The curvature of the earth is not dealt with in all spatial R
libraries. The lwgeom
package can extend sf to allow
“geodetic” functions, which do account for the curved surface when
calculating things like distance or area. See here.
Sf
is also being extended to allow geodetic operations. See
here.
In general, you’ll have to transform your spatial datasets to the same CRS to work with them together. Some functions will give a message/warning/error based on whether it expects long/lat or planar geometries.
A CRS can store a lot of information, but common ones can just be represented by a 4+ digit number, called an EPSG code. You can use the espg 4326 for a common long-lat crs, used by google maps and elsewhere.
Changing CRS can also help your maps by shifting to appropriate projections for the area you’re mapping.

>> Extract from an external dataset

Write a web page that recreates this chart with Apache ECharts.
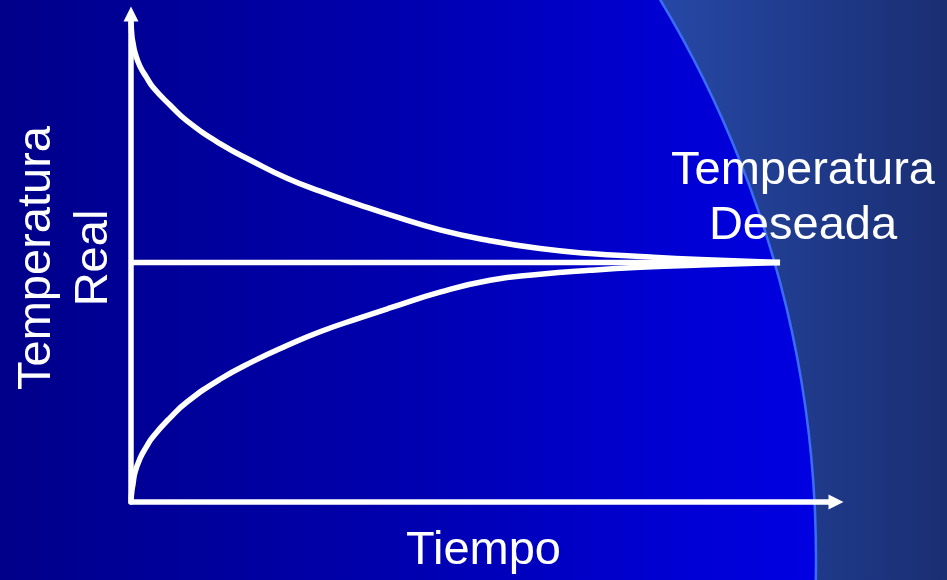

Example of how using geodetic operations vs planar operations (and a non-areal-preserving CRS) will yield different results:
library(lwgeom)
boro.geos %>%
st_transform(32618) %>%
mutate(calculated.area =
st_area(geometry)
) %>%
st_transform(4326) %>%
mutate(calculated.geodetic.area =
st_geod_area(geometry)
) %>%
tibble() %>%
select(-geometry) %>%
mutate(difference =
calculated.geodetic.area - calculated.area)
## # A tibble: 5 × 5
## geoid aland calculated.area calculated.geodetic.area difference
## <chr> <dbl> [m^2] [m^2] [m^2]
## 1 36085 148982680 266246093. 266424173. 178079.
## 2 36081 281594049 469774022. 470038471. 264450.
## 3 36047 179684484 250691422. 250843279. 151857.
## 4 36061 58683562 87640496. 87694321. 53825.
## 5 36005 109233466 148502118. 148586736. 84618.
The first calculated area has a UTM CRS projection (represented by the EPSG code 32618). This map projection doesn’t preserve area, and our area calculation function doesn’t know how to compensate.
When we change the CRS to a longitude/latitude projection (using the
EPSG code 4326) and use a geodetic function to calculate area, we get a
different answer (see the difference
column).
The second answer will be more accurate because it accounts for the curvature of the earth and doesn’t base calculations on an areal-distorted map projection.